Big Brother is Watching, but you might be able to jailbreak your Telescreen. Elastos, a Chinese-based blockchain project, is inching towards developing a decentralized “SmartWeb” of home computers and other devices, adding extra layers of privacy and data protection than current infrastructure allows.
In a press release, the project announced that 100,000 Elastos TV Boxes were sold in August alone, thanks to a partnership with Shanghai Shijiu TV. The figures put Elastos on track to reach a million Carrier Nodes by the end of the year, providing the infrastructure for the future decentralized internet.
Each TV Box has features for ‘family and friend’ interaction, personal cloud storage, and storage in the Interplanetary File System, the company says. The TV Boxes will eventually be home to decentralized applications as well, which will be compatible across the Elastos Smart Web.
In an exclusive interview with Crypto Briefing, Elastos CEO Rong Chen elaborated on Elastos’ long term plans.
“Every family will have a personal cloud computer,” through the Elastos decentralized carrier, he said.
It’s like the carrier for phones. Think of it like AT&T. AT&T is a carrier, but they can literally revoke your phone number. We can have a carrier which is open source, neutral, and autonomously running, powered by the Elastos Blockchain. And we’re issuing decentralized IDs to the users, so no one can revoke your internet ID.
The idea of using “identities” online might raise eyebrows, but Mr. Chen emphasizes that this isn’t quite the same as a mandatory KYC. “It’s more like using a Bitcoin address,” he says. “Because it’s a peer-to-peer communication, I can take your public key from the blockchain and talk to you.”
But Elastos is not in the business of policing activities on the decentralized web. “We’re not pretending to be the FBI,” Mr. Chen says. “The internet’s a neutral playground for everyone.”
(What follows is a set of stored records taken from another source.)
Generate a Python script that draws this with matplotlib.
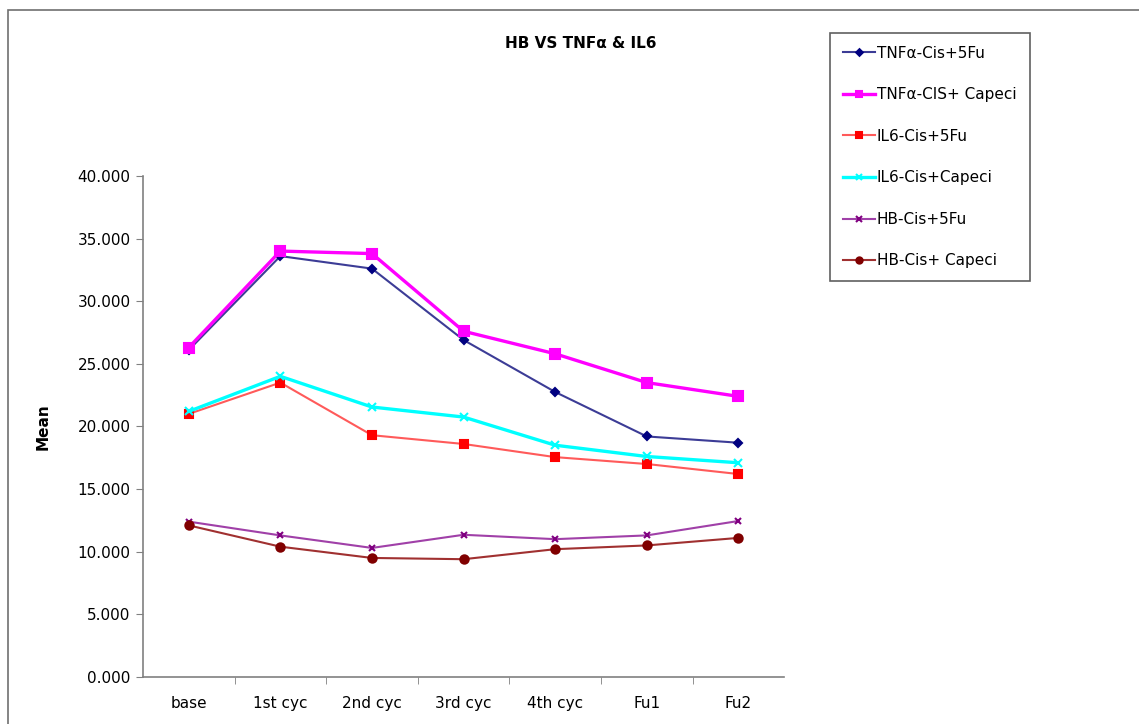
#!/usr/bin/env python3
# -*- coding: utf-8 -*-

import matplotlib
matplotlib.use("Agg")
import matplotlib.pyplot as plt
from matplotlib.patches import Rectangle
from matplotlib.ticker import FormatStrFormatter, FixedLocator

plt.rcParams['font.family'] = ['DejaVu Sans']

visits = ["base", "1st cyc", "2nd cyc", "3rd cyc", "4th cyc", "Fu1", "Fu2"]

tnf_cis_5fu = [26.1, 33.6, 32.6, 26.9, 22.75, 19.2, 18.7]
tnf_cis_capeci = [26.3, 34.0, 33.8, 27.6, 25.8, 23.5, 22.4]
il6_cis_5fu = [21.0, 23.5, 19.3, 18.6, 17.55, 17.0, 16.2]
il6_cis_capeci = [21.2, 24.0, 21.55, 20.75, 18.5, 17.6, 17.1]
hb_cis_5fu = [12.4, 11.3, 10.3, 11.35, 11.0, 11.3, 12.45]
hb_cis_capeci = [12.1, 10.4, 9.5, 9.4, 10.2, 10.5, 11.1]

# label, values, line colour, marker colour, marker, marker size, line width
series = [
    ("TNF\u03b1-Cis+5Fu", tnf_cis_5fu, "#3c3c96", "#000080", "D", 4.5, 1.5),
    ("TNF\u03b1-CIS+ Capeci", tnf_cis_capeci, "#ff00ff", "#ff00ff", "s", 6.5, 2.4),
    ("IL6-Cis+5Fu", il6_cis_5fu, "#ff5a5a", "#ff0000", "s", 6, 1.5),
    ("IL6-Cis+Capeci", il6_cis_capeci, "#00ffff", "#00ffff", "x", 6, 2.4),
    ("HB-Cis+5Fu", hb_cis_5fu, "#a040a8", "#800080", "x", 5, 1.5),
    ("HB-Cis+ Capeci", hb_cis_capeci, "#a03030", "#800000", "o", 6, 1.5),
]

fig = plt.figure(figsize=(11.39, 7.24), dpi=100)
ax = fig.add_axes([0.1255, 0.065, 0.563, 0.692])

x = list(range(len(visits)))
for label, vals, lc, mc, mk, ms, lw in series:
    ax.plot(x, vals, color=lc, lw=lw, marker=mk, markersize=ms,
            markerfacecolor=mc, markeredgecolor=mc, markeredgewidth=1.5,
            label=label)

ax.set_xlim(-0.5, len(visits) - 0.5)
ax.set_ylim(0, 40)
ax.set_yticks([0, 5, 10, 15, 20, 25, 30, 35, 40])
ax.yaxis.set_major_formatter(FormatStrFormatter('%.3f'))
ax.set_xticks(x)
ax.set_xticklabels(visits)
ax.xaxis.set_minor_locator(FixedLocator([i + 0.5 for i in range(len(visits) - 1)]))
ax.tick_params(axis='x', which='major', length=0, pad=14, labelsize=11)
ax.tick_params(axis='x', which='minor', length=5, color='#808080')
ax.tick_params(axis='y', length=5, color='#808080', labelsize=11, pad=4)

for side in ['top', 'right']:
    ax.spines[side].set_visible(False)
for side in ['left', 'bottom']:
    ax.spines[side].set_color('#808080')
    ax.spines[side].set_linewidth(1.2)

ax.set_ylabel("Mean", fontsize=11, fontweight='bold', labelpad=19)
fig.text(0.51, 0.94, "HB VS TNF\u03b1 & IL6", ha='center', va='center',
         fontsize=11, fontweight='bold')

leg = fig.legend(loc='upper left', bbox_to_anchor=(0.729, 0.955),
                 fontsize=11, labelspacing=1.74, handlelength=2.1,
                 handletextpad=0.1, borderpad=0.85, borderaxespad=0,
                 markerscale=0.75, fancybox=False, framealpha=1)
leg.get_frame().set_edgecolor('#606060')
leg.get_frame().set_linewidth(1.2)

# outer chart border
fig.patches.append(Rectangle((0.007, -0.01), 1.0, 0.996, transform=fig.transFigure,
                             fill=False, edgecolor='#707070', linewidth=1.2))

fig.savefig("out.png", dpi=100)
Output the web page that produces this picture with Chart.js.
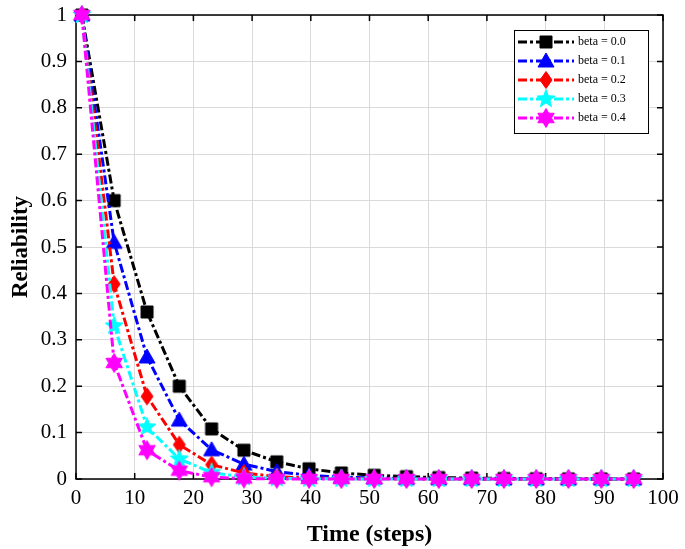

“When we open this decentralized carrier, we’re opening peer-to-peer computing in addition to peer-to-peer network. It’s not that easy to have a middleman attack,” Mr. Chen said. “Because of the miners running the Elastos chain, autonomously, there’s no operator or corporation behind it.”
Two Networks In One
Mr. Chen emphasized that system won’t all be on the blockchain—so you won’t have to worry about your embarrassing pictures being stored on a permanent ledger. Only some functions, like transactions of value and identification, will be processed through the mined blockchain. The latter, as Crypto Briefing has reported, already has its security guaranteed through the merged mining partnership with Bitmain.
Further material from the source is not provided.